It’s no surprise that we are witnessing the rapid deterioration of a nation right before our eyes. As a result, many are struggling with fear, anxiety and uncertainty—yet God offers hope, tremendous hope.
I recently had the privilege of speaking to our church audience from 2 Chronicles 7:14. Both messages can be heard here and here. The sacred text says, “If My people, who are called by My name, will humble themselves and pray, and seek My face and turn from their wicked ways, then I will hear from heaven, and will forgive their sin and will heal their land.” Note that it does not say, “If Hollywood or Washington or the media turns to God,” but “if My people” turn.
I can already picture the emails coming in: “Second Chronicles 7:14 doesn’t apply to us. It was for Israel.” As a lover of theology with a contextual underpinning, I can appreciate these statements. Many Scriptures, taken out of context, have done great damage to the church and our witness. The context of 2 Chronicles is that when God brings judgment on His people as a result of their sins, He would heal their land (think rain and a bountiful harvest). God said if they humble themselves, pray, seek Him and turn from their sin, He would reestablish His blessings.
I have a question for those who don’t like using this verse in modern America: Is it a bad thing if America humbles herself, prays, seeks God and repents? Is it possible that blessings could follow such an outpour of repentance and spiritual renewal? Although the context may not apply to us, the principle of seeking God always applies.
Should we minimize the importance of Zechariah 1:3 because it wasn’t written to us?—”Thus says the Lord of Hosts: Return to Me, and I will return to you.” Should we discard Micah 6:8 as well?—”He has told you, O man, what is good—and what does the Lord require of you, but to do justice and to love kindness, and to walk humbly with your God?” God forbid! Like 2 Chronicles, there are very important principles in these Scriptures—principles that lead to national restoration in the midst of catastrophes. Let’s take a quick look at each principle:
1. If my people humble themselves: The process of revival and hope must begin with humility. “Pride must die in you, or nothing of heaven can live in you” (Andrew Murray). The amount of pride in the church is astonishing. We’ve created an American Idol mentality with many wanting center-stage attention. We often look more like Hollywood than the character of Christ.

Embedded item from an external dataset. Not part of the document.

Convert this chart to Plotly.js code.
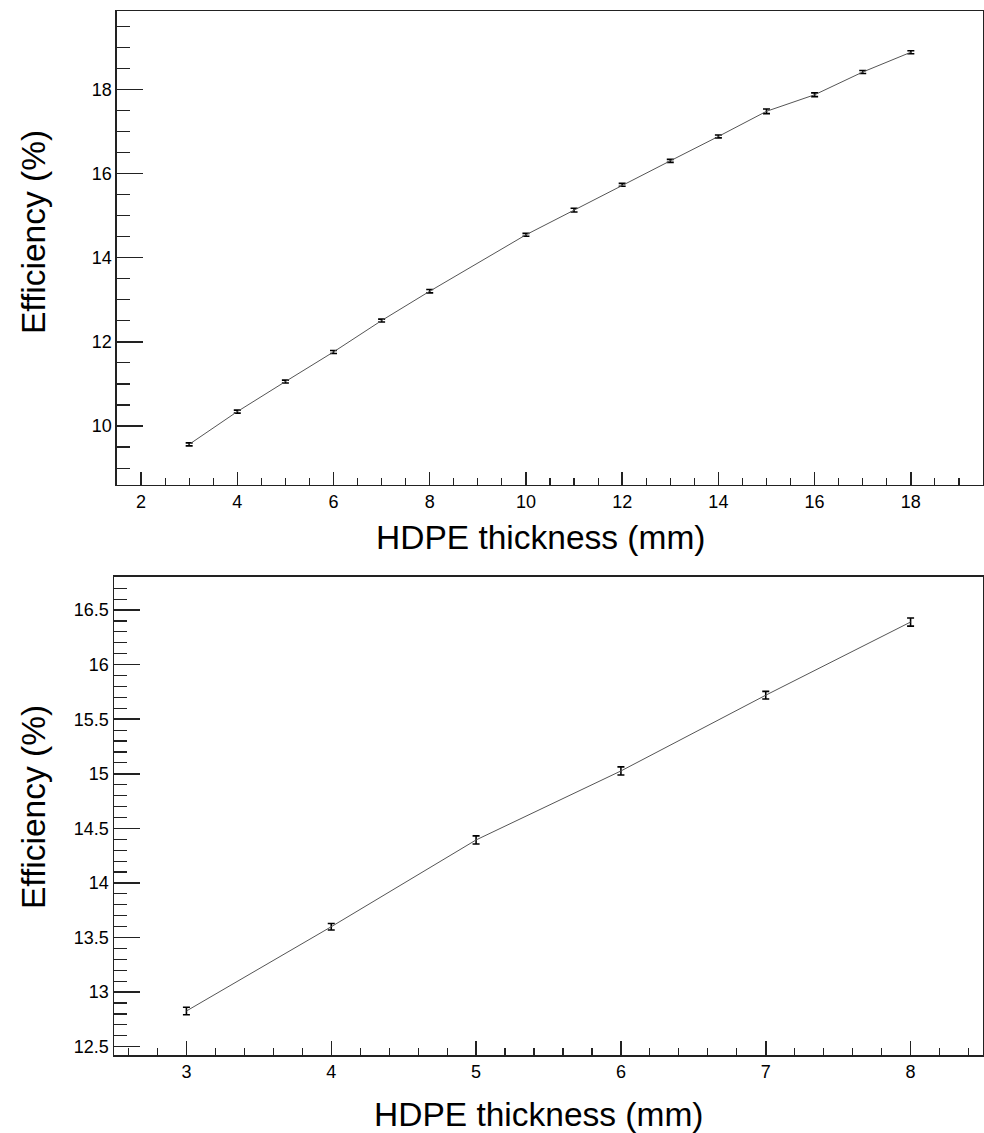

If we are to see a genuine move of God (which is the only hope for our nation), then we must humble ourselves and confess our pride. Our blessings have become a curse; our abundance has taken us away from God. Pride is so powerful that many people reading this will get upset rather than humble themselves and seek God afresh. I have not mastered this area. I’m a prideful person working on humility on a daily basis. But we must recognize pride, repent of it and return to God with a broken and teachable attitude.
2. If my people pray: Second Chronicles says, “If My people pray,” not preach or teach. I enjoy preaching and listening to sermons, but Jesus said, “My house shall be called a house of prayer.” Prayer is the life source to our faith; it is the building block of our soul. We need people of extraordinary prayer, brokenness and humility. Men and women filled and clothed with power from on high. Those who do the most for God are always people of prayer.
When Martin Luther prayed, the church was reformed. When John Knox prayed, Scotland was revived. When John Wesley prayed, America was restored. When George Whitefield prayed, nations were changed. When D.L. Moody prayed, America fell to her knees. When Amy Carmichael prayed, India received the Gospel. And on and on it goes. When you pray, you move the hand of God. The dry, dead, lethargic condition of the church simply reflects an impotent prayer life.
God is not too busy, He’s not on vacation and He’s not sleeping. He is an ever-present help in times of need. You can call on Him at 2 a.m. or in the midst of the storm. He hears the prayers of His children, but we must once again cultivate a life of prayer. Five-minute devotionals aren’t going to cut it in these dire times. We need powerful times of prayer.
Prayerlessness in the pulpit leads to apostasy and dead sermons. Prayerlessness in the pew leads to shattered lives and depression. Prayerlessness in men leads to the breakdown of the family. Prayerlessness in Washington leads to the breakdown of society. “When faith ceases to pray, it ceases to live” (E.M. Bounds).